Hi du, lvl 70 kann ich dir momentan nicht anbieten, aber ich denke unsere gilde sollte genau das richtige für dich sein. Wir, die Wächter der zeit sind eine lvlstop gilde und momentan mit lvl60er raids beschäftigt gestern haben wir unsern fortschritt auf bwl chromaggus down ausbauen können.  Unsere gilde legt für einige monate den lvlstop in jedem endcontent eines addons lvlstops ein, also nach cthun down u noch bissel abgefarme ist auch bc an der reihe. Schau doch einfach mal rein. Wir sind auf dem realm alleria auf der hordenseite zu finden. Hier ma unsere webside: www.wächter-der-zeit.de
Freuen uns immer über zuwachs


----------



## Ugla (15. Juni 2011)

Nun, ich kann es dir anbieten.
Wie Die Gilden "Tales from the Past" und "Ein Herz für Gnome" betreiben ein solches Projekt dessen Ziel es ist, den gesammten Content gemeinsam zu erleben. Bis Cata haben wir dies bereits im Classic Bereich getan und dort (fast) alles gemeinsam aufgeräumt. Nun sind wir bereits dabei die Scherbe sicherer zu machen und haben Hyal und den Tempel auf dem Zettel. Maggi, Gruul, den Schlangenschrein und auch das Auge, stehen auf dem Raidplan. Spontan werden Heros oder auch Kara gecleart oder sich zu Gruppenquests, ja es gibt noch welche die man nicht solo schafft, verabredet. 
Unsere Gildencooperation klappt hervoragend. Wir nutzen einen gemeinsamen Chat, ein gemeinsames Forum und sogar die Gildenbanken gemeinsam. Hilfsbereitschaft, auch über die Gilde hinaus, ein angenehmes Klima so wohl im Chat als auch in den Raids und ein gemeinsames Ziel schweissen halt zusammen. Selbst zu dem Gildentreffen werden Mitgleider beider Gilden aufschlagen. 
Das wir nun schon über 1 1/2 Jahren zusammen erfolgreich Raiden zeigt mir das dies nicht nur eine "Eintagsfliege" ist und das "angenehme Klima" nicht nur von mir geschätzt wird.
Wenn du mehr darüber lesen möchtest dann schau gern mal hier im Forum unter : http://forum.buffed.de/index.php/topic/137040-tales-from-the-past-stoppt-zur-zeit-auf-70/
Oder du machst dir einfach mal einen Twink auf der <<Todeswache>> und wisperst mich, Sambi, mal an. Da wir, Zamis und Ich, nebenbei noch einen (RP) Schänke führen lade ich dich gern ein, uns mal bei einem Bierchen oder Wein näher kennen zu lernen, uns Löcher in den Bauch zu fragen oder einfach mal zu beschnuppern. Aber bitte immer erst ab 21 Uhr, vorher "schlafe" ich gern aus und mir persönlich ist es auch zu hell draussen ...

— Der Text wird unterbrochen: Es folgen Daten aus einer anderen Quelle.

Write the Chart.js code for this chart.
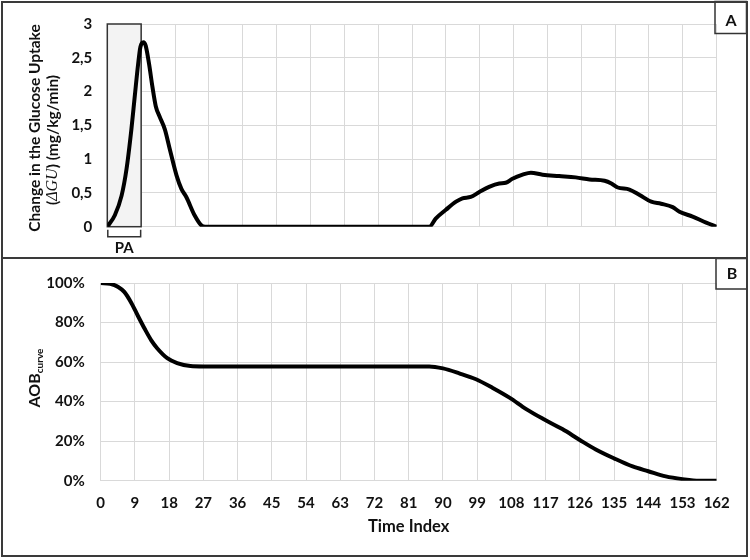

Sambi_*legt noch die Visitenkarte bei
_
"Ein Herz für Gnome"
Schankwirtschaft
Halsabschneider Gasse 1
SW-Zwergendistrikt
Todeswache

Inh.: Zamis und Sambi


----------



## Saucoireion (15. Juni 2011)

Denke bei uns wärst du genau richtig.
Einfach vorbeischauen unter www.outland-inc.de.gg


----------



## Zulzala (18. Juni 2011)

Hallo

Wir habe grade ein Project gestartet schau einfach mal auf unserer Hp

http://wowgilden.net/Sternensaat


----------